The distinction between being a full-stack developer and the perception of being one can be big.
It's not easy to know everything.
And the previous statement easily counts as one of the best understatements that can ever be made. But, it's not a lie. Even if it does not convey the truth very well. But, we're in the age of super-hyper competition, misinformation, and #kill-your-cognitive-abilities-with-information-overload. So, the above just works fine without being called out for lying.
Of course, as we are not incorrect, let's take it further.
10 times 0 is zero. Or, 10 times a very small number is still quite small. We can now claim the existence of 10x engineers without lying, by simply leaving the value of x unspecified. The bar is low, so we can
jump gloss over it.
The Full Stack Developer – Perception and Reality Mismatch
That's sufficient background to build to come to the point - the full-stack developer. I'll go out on a limb and claim that
it's just another term for a generalist, but with the perception of much different expectations.
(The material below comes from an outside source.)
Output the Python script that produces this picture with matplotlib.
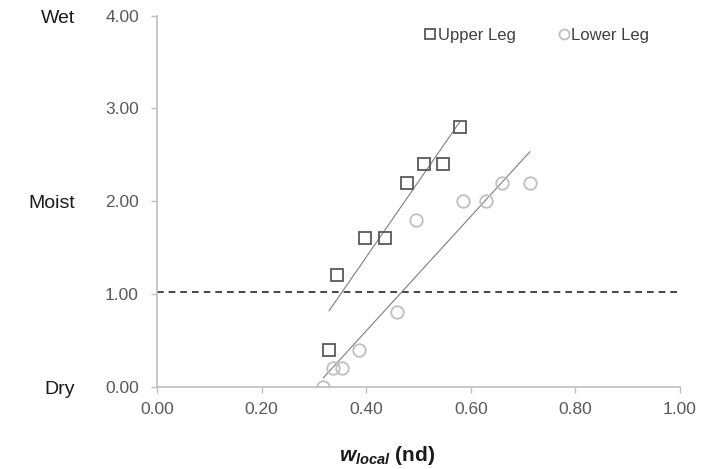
import numpy as np
import matplotlib
matplotlib.use("Agg")
import matplotlib.pyplot as plt

plt.rcParams['font.family'] = ['Liberation Sans', 'DejaVu Sans']
plt.rcParams['mathtext.fontset'] = 'custom'
plt.rcParams['mathtext.it'] = 'Liberation Sans:italic:bold'
plt.rcParams['mathtext.rm'] = 'Liberation Sans:bold'

# Data
upper_x = [0.329, 0.345, 0.398, 0.435, 0.478, 0.510, 0.546, 0.579]
upper_y = [0.40, 1.20, 1.60, 1.60, 2.20, 2.40, 2.40, 2.80]
lower_x = [0.318, 0.337, 0.353, 0.387, 0.458, 0.495, 0.586, 0.630, 0.660, 0.713]
lower_y = [0.00, 0.20, 0.20, 0.40, 0.80, 1.80, 2.00, 2.00, 2.20, 2.20]
threshold = 1.02
x_ticks = [0.0, 0.2, 0.4, 0.6, 0.8, 1.0]
y_ticks = [0.0, 1.0, 2.0, 3.0, 4.0]
moisture_labels = ["Dry", "Moist", "Wet"]
moisture_levels = [0.0, 2.0, 4.0]

fig = plt.figure(figsize=(7.08, 4.69), dpi=100)
ax = fig.add_axes([157/708, 1 - 386.7/469, (680-157)/708, (386.7-15.7)/469])

# threshold line
ax.plot([0, 1], [threshold, threshold], color='#262626', lw=1.2,
        linestyle=(0, (4, 3)), zorder=1)

# linear trend lines over each data range
for xs, ys in [(upper_x, upper_y), (lower_x, lower_y)]:
    k, b = np.polyfit(xs, ys, 1)
    xx = np.array([min(xs), max(xs)])
    ax.plot(xx, k*xx + b, color='#7f7f7f', lw=0.8, zorder=2)

ax.plot(upper_x, upper_y, 's', ms=8.5, mfc='none', mec='#595959', mew=1.3,
        label='Upper Leg', zorder=3)
ax.plot(lower_x, lower_y, 'o', ms=9, mfc='none', mec='#bfbfbf', mew=1.3,
        label='Lower Leg', zorder=3)

ax.set_xlim(0, 1)
ax.set_ylim(0, 4)
ax.set_xticks(x_ticks)
ax.set_yticks(y_ticks)
ax.set_xticklabels([f"{v:.2f}" for v in x_ticks])
ax.set_yticklabels([f"{v:.2f}" for v in y_ticks])
ax.tick_params(colors='#bfbfbf', labelcolor='#595959', labelsize=12.5,
               length=4, width=1)
ax.tick_params(axis='y', pad=9)
ax.tick_params(axis='x', pad=7)
for s in ['top', 'right']:
    ax.spines[s].set_visible(False)
for s in ['left', 'bottom']:
    ax.spines[s].set_color('#bfbfbf')
    ax.spines[s].set_linewidth(1.2)

for lab, lev in zip(moisture_labels, moisture_levels):
    ax.annotate(lab, xy=(0, lev), xycoords=('figure fraction', 'data'),
                xytext=(75, -2), textcoords=('figure pixels', 'offset points'),
                ha='right', va='center', fontsize=14, color='#1a1a1a')

fig.text(387/708, 1 - 455/469, r"$w_{local}$ (nd)",
         ha='center', va='center', fontsize=15, fontweight='bold',
         color='#1a1a1a')

leg = ax.legend(loc='upper left', bbox_to_anchor=(0.5, 0.985), ncol=2,
                frameon=False, fontsize=12, handlelength=0.6,
                handletextpad=0.15, columnspacing=2.6, markerscale=0.8,
                borderaxespad=0)
for t in leg.get_texts():
    t.set_color('#404040')

fig.savefig("out.png", dpi=100)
The traditional definition of a generalist implies someone who has a coherent handle on the big picture and can work on the 80% portions (of the 80-20 fame). And they might be an expert in a couple of things too.
The implicit powers projected on a full-stack developer include not just complex backend flows, bazillion UI skillsets and DevOps. But other unspecified abilities that can be invoked any time by the managers via a magic-wand when short of manpower and time. Especially on the back of a critical, urgent business need that sprung up as an imaginary user need in the mind of a product guy.
I don't have anything against the term. It's only about the way I've seen it being applied in highly inappropriate ways by people in positions of influence and power. With the wrong perceptions, the expectations are wildly off.
It takes quite some time to become a generalist. A generalist grows by way of varied experiences over time, gaining depths in a few areas along the journey by way of managing to find – either by proactive pursuit, or incidentally – complex problems, and mostly successfully also solving them. Expertise and experience are very nuanced things.
The rebadging of generalists to full-stackists harms the generalists who now feel burdened to appear experts in more areas than they can manage. And the harmful expectations from management on being multi-skilled with depth – aka full-stack development skills – cause a lot of stress to developers struggling to blend into the new fad for fear of being marked as an underachiever.
But it is happening. The under-pressure ex-backend-now-full-stack-developer is now churning out stackoverflow-inspired Angular applications, and the ex-frontend-now-full-stack-developer is now creating controllers with a bazillion annotations without an iota of idea of the underlying mechanics of the new systems they are working on.
You can't rush experience.
Experience is not only the actual time spent gaining it - it is also the time spent afterwards where your brain gets to mull over it and assimilate your efforts with your larger self-existence. Please slow down. Be realistic. The technology world is now way more complex than it was in the last decade, and it's only going further that way. We keep finding ways to scale machines and make them efficient – nicely captured in the likes of Moore's law. But the human development scale is way more spread out and it's unlikely to be anywhere close to matching the machines. Yet.